Problem to solve
Extract the text of every entry below exactly; leave images out.

------------------------------

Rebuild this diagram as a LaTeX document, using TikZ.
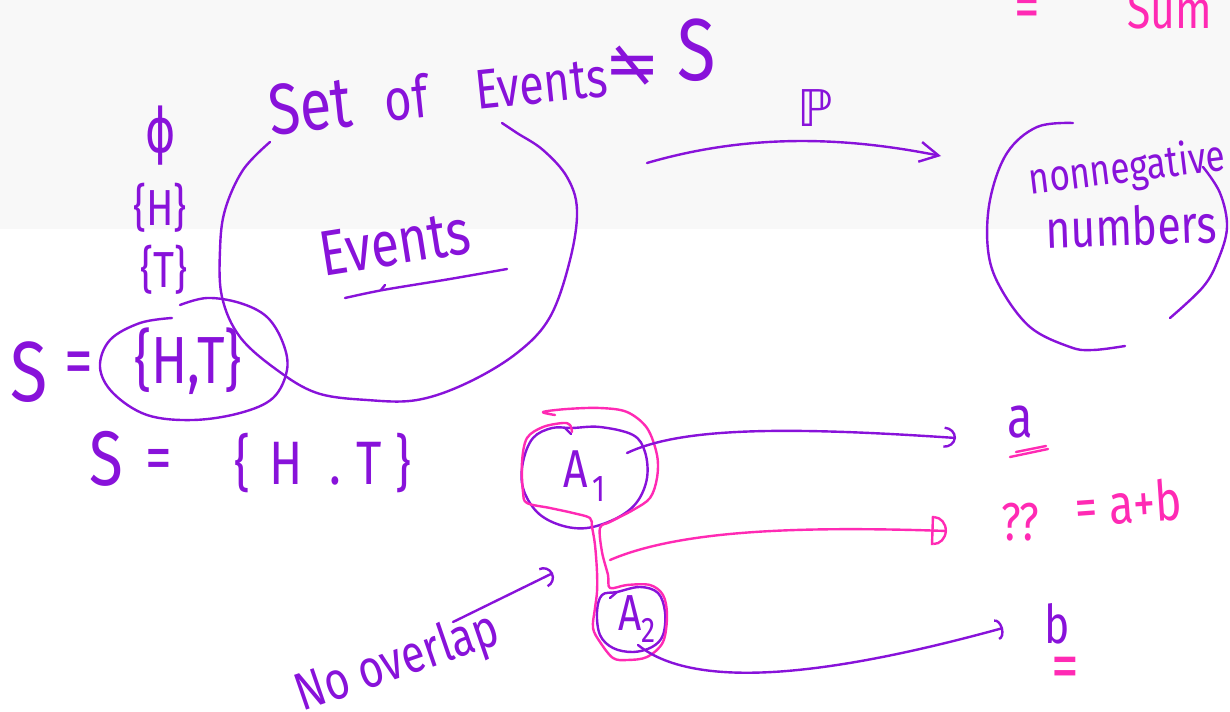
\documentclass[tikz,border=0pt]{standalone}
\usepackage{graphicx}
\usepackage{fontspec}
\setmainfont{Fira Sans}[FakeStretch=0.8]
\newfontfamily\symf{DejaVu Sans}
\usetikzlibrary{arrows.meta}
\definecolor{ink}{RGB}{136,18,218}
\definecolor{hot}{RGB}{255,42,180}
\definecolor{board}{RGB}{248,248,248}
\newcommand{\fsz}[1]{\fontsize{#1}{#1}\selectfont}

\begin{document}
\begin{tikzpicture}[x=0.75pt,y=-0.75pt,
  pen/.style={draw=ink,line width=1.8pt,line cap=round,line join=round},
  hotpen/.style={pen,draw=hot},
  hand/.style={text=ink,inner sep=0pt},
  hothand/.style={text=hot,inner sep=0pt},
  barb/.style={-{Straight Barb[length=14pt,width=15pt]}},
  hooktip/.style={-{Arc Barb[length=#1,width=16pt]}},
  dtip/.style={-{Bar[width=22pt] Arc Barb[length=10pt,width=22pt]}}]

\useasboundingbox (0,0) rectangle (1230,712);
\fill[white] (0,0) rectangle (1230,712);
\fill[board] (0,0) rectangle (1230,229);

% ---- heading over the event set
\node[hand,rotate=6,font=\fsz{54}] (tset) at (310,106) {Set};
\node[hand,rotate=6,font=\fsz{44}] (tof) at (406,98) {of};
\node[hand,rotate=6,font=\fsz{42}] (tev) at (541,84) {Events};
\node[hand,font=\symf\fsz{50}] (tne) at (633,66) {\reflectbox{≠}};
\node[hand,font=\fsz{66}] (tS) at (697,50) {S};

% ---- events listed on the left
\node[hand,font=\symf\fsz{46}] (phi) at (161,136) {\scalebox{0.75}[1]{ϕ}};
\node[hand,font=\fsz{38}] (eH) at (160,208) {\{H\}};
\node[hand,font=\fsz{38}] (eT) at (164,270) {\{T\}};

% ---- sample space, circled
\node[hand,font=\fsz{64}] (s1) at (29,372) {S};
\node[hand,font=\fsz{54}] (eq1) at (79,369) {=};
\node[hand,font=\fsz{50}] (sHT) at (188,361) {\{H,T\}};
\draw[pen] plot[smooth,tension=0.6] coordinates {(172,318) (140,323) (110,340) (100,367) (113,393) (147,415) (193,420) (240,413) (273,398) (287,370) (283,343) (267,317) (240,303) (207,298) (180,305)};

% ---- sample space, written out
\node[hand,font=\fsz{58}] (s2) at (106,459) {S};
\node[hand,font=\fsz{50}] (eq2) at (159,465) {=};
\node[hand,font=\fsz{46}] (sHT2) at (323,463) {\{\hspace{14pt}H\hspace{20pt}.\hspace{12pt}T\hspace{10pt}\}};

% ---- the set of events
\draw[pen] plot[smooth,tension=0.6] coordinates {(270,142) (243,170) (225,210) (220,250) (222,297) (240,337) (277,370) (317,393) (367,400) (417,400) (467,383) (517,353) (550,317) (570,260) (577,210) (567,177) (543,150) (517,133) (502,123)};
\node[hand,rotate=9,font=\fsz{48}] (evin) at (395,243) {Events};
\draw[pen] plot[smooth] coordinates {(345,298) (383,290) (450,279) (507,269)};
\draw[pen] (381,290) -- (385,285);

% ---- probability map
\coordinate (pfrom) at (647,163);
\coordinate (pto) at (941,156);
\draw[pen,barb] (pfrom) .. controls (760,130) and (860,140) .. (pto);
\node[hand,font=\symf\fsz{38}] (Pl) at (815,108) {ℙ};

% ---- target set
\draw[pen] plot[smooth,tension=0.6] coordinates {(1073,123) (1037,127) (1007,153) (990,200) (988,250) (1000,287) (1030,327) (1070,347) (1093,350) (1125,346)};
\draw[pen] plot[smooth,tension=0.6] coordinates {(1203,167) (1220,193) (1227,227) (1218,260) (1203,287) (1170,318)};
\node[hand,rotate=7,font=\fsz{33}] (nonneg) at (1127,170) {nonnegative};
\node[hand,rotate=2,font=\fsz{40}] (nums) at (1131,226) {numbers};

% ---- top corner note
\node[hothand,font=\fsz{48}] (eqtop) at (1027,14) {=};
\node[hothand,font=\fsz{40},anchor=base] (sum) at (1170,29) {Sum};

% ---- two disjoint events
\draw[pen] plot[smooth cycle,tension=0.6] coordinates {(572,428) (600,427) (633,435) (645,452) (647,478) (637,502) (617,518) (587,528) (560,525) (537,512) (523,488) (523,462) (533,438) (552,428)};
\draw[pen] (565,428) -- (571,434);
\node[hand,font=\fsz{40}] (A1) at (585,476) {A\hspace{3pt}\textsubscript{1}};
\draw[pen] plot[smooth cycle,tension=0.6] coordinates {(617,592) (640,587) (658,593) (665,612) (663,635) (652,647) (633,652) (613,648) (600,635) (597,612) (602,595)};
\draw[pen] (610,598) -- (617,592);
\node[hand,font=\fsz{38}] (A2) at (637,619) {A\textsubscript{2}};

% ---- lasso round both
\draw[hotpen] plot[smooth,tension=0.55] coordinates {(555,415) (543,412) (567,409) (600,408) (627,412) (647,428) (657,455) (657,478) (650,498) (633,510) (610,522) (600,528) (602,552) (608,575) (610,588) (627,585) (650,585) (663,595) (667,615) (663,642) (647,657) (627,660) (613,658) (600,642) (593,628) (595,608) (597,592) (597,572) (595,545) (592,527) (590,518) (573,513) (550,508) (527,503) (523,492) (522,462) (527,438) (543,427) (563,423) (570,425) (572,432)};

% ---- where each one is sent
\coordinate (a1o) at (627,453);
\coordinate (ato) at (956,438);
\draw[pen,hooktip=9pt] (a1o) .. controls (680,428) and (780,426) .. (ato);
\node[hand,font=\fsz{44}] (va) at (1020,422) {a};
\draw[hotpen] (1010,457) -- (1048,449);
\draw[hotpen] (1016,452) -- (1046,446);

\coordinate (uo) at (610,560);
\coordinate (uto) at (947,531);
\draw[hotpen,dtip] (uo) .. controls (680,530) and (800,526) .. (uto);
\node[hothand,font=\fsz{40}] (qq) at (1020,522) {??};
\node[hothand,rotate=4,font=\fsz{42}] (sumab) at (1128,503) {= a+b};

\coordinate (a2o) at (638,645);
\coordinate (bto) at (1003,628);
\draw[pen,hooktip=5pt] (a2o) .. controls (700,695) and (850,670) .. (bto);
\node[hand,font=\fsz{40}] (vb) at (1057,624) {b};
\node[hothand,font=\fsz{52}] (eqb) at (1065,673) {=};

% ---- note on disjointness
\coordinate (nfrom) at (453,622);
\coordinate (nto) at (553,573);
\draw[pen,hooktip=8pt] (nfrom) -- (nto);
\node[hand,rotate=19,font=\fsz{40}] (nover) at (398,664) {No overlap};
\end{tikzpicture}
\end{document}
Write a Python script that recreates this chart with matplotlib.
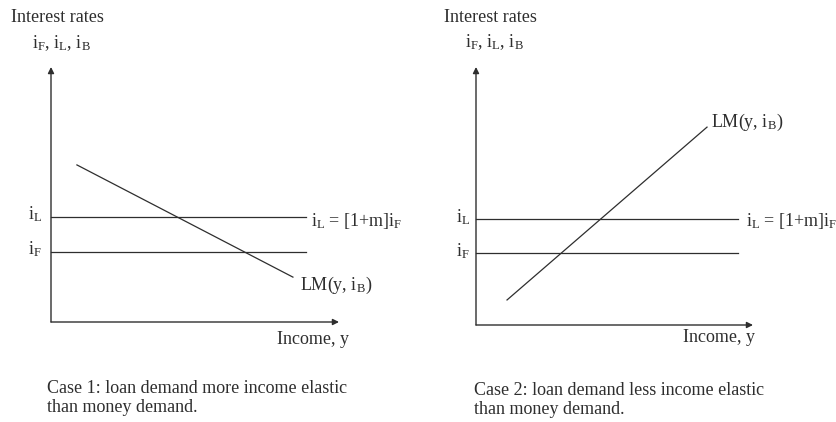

------------------------------

Correct response
Rebuild this diagram as a LaTeX document, using TikZ.
\documentclass[tikz,border=0pt]{standalone}
\usepackage{graphicx}
\usepackage{fontspec}
\setmainfont{Fira Sans}[FakeStretch=0.8]
\newfontfamily\symf{DejaVu Sans}
\usetikzlibrary{arrows.meta}
\definecolor{ink}{RGB}{136,18,218}
\definecolor{hot}{RGB}{255,42,180}
\definecolor{board}{RGB}{248,248,248}
\newcommand{\fsz}[1]{\fontsize{#1}{#1}\selectfont}

\begin{document}
\begin{tikzpicture}[x=0.75pt,y=-0.75pt,
  pen/.style={draw=ink,line width=1.8pt,line cap=round,line join=round},
  hotpen/.style={pen,draw=hot},
  hand/.style={text=ink,inner sep=0pt},
  hothand/.style={text=hot,inner sep=0pt},
  barb/.style={-{Straight Barb[length=14pt,width=15pt]}},
  hooktip/.style={-{Arc Barb[length=#1,width=16pt]}},
  dtip/.style={-{Bar[width=22pt] Arc Barb[length=10pt,width=22pt]}}]

\useasboundingbox (0,0) rectangle (1230,712);
\fill[white] (0,0) rectangle (1230,712);
\fill[board] (0,0) rectangle (1230,229);

% ---- heading over the event set
\node[hand,rotate=6,font=\fsz{54}] (tset) at (310,106) {Set};
\node[hand,rotate=6,font=\fsz{44}] (tof) at (406,98) {of};
\node[hand,rotate=6,font=\fsz{42}] (tev) at (541,84) {Events};
\node[hand,font=\symf\fsz{50}] (tne) at (633,66) {\reflectbox{≠}};
\node[hand,font=\fsz{66}] (tS) at (697,50) {S};

% ---- events listed on the left
\node[hand,font=\symf\fsz{46}] (phi) at (161,136) {\scalebox{0.75}[1]{ϕ}};
\node[hand,font=\fsz{38}] (eH) at (160,208) {\{H\}};
\node[hand,font=\fsz{38}] (eT) at (164,270) {\{T\}};

% ---- sample space, circled
\node[hand,font=\fsz{64}] (s1) at (29,372) {S};
\node[hand,font=\fsz{54}] (eq1) at (79,369) {=};
\node[hand,font=\fsz{50}] (sHT) at (188,361) {\{H,T\}};
\draw[pen] plot[smooth,tension=0.6] coordinates {(172,318) (140,323) (110,340) (100,367) (113,393) (147,415) (193,420) (240,413) (273,398) (287,370) (283,343) (267,317) (240,303) (207,298) (180,305)};

% ---- sample space, written out
\node[hand,font=\fsz{58}] (s2) at (106,459) {S};
\node[hand,font=\fsz{50}] (eq2) at (159,465) {=};
\node[hand,font=\fsz{46}] (sHT2) at (323,463) {\{\hspace{14pt}H\hspace{20pt}.\hspace{12pt}T\hspace{10pt}\}};

% ---- the set of events
\draw[pen] plot[smooth,tension=0.6] coordinates {(270,142) (243,170) (225,210) (220,250) (222,297) (240,337) (277,370) (317,393) (367,400) (417,400) (467,383) (517,353) (550,317) (570,260) (577,210) (567,177) (543,150) (517,133) (502,123)};
\node[hand,rotate=9,font=\fsz{48}] (evin) at (395,243) {Events};
\draw[pen] plot[smooth] coordinates {(345,298) (383,290) (450,279) (507,269)};
\draw[pen] (381,290) -- (385,285);

% ---- probability map
\coordinate (pfrom) at (647,163);
\coordinate (pto) at (941,156);
\draw[pen,barb] (pfrom) .. controls (760,130) and (860,140) .. (pto);
\node[hand,font=\symf\fsz{38}] (Pl) at (815,108) {ℙ};

% ---- target set
\draw[pen] plot[smooth,tension=0.6] coordinates {(1073,123) (1037,127) (1007,153) (990,200) (988,250) (1000,287) (1030,327) (1070,347) (1093,350) (1125,346)};
\draw[pen] plot[smooth,tension=0.6] coordinates {(1203,167) (1220,193) (1227,227) (1218,260) (1203,287) (1170,318)};
\node[hand,rotate=7,font=\fsz{33}] (nonneg) at (1127,170) {nonnegative};
\node[hand,rotate=2,font=\fsz{40}] (nums) at (1131,226) {numbers};

% ---- top corner note
\node[hothand,font=\fsz{48}] (eqtop) at (1027,14) {=};
\node[hothand,font=\fsz{40},anchor=base] (sum) at (1170,29) {Sum};

% ---- two disjoint events
\draw[pen] plot[smooth cycle,tension=0.6] coordinates {(572,428) (600,427) (633,435) (645,452) (647,478) (637,502) (617,518) (587,528) (560,525) (537,512) (523,488) (523,462) (533,438) (552,428)};
\draw[pen] (565,428) -- (571,434);
\node[hand,font=\fsz{40}] (A1) at (585,476) {A\hspace{3pt}\textsubscript{1}};
\draw[pen] plot[smooth cycle,tension=0.6] coordinates {(617,592) (640,587) (658,593) (665,612) (663,635) (652,647) (633,652) (613,648) (600,635) (597,612) (602,595)};
\draw[pen] (610,598) -- (617,592);
\node[hand,font=\fsz{38}] (A2) at (637,619) {A\textsubscript{2}};

% ---- lasso round both
\draw[hotpen] plot[smooth,tension=0.55] coordinates {(555,415) (543,412) (567,409) (600,408) (627,412) (647,428) (657,455) (657,478) (650,498) (633,510) (610,522) (600,528) (602,552) (608,575) (610,588) (627,585) (650,585) (663,595) (667,615) (663,642) (647,657) (627,660) (613,658) (600,642) (593,628) (595,608) (597,592) (597,572) (595,545) (592,527) (590,518) (573,513) (550,508) (527,503) (523,492) (522,462) (527,438) (543,427) (563,423) (570,425) (572,432)};

% ---- where each one is sent
\coordinate (a1o) at (627,453);
\coordinate (ato) at (956,438);
\draw[pen,hooktip=9pt] (a1o) .. controls (680,428) and (780,426) .. (ato);
\node[hand,font=\fsz{44}] (va) at (1020,422) {a};
\draw[hotpen] (1010,457) -- (1048,449);
\draw[hotpen] (1016,452) -- (1046,446);

\coordinate (uo) at (610,560);
\coordinate (uto) at (947,531);
\draw[hotpen,dtip] (uo) .. controls (680,530) and (800,526) .. (uto);
\node[hothand,font=\fsz{40}] (qq) at (1020,522) {??};
\node[hothand,rotate=4,font=\fsz{42}] (sumab) at (1128,503) {= a+b};

\coordinate (a2o) at (638,645);
\coordinate (bto) at (1003,628);
\draw[pen,hooktip=5pt] (a2o) .. controls (700,695) and (850,670) .. (bto);
\node[hand,font=\fsz{40}] (vb) at (1057,624) {b};
\node[hothand,font=\fsz{52}] (eqb) at (1065,673) {=};

% ---- note on disjointness
\coordinate (nfrom) at (453,622);
\coordinate (nto) at (553,573);
\draw[pen,hooktip=8pt] (nfrom) -- (nto);
\node[hand,rotate=19,font=\fsz{40}] (nover) at (398,664) {No overlap};
\end{tikzpicture}
\end{document}
Write a Python script that recreates this chart with matplotlib.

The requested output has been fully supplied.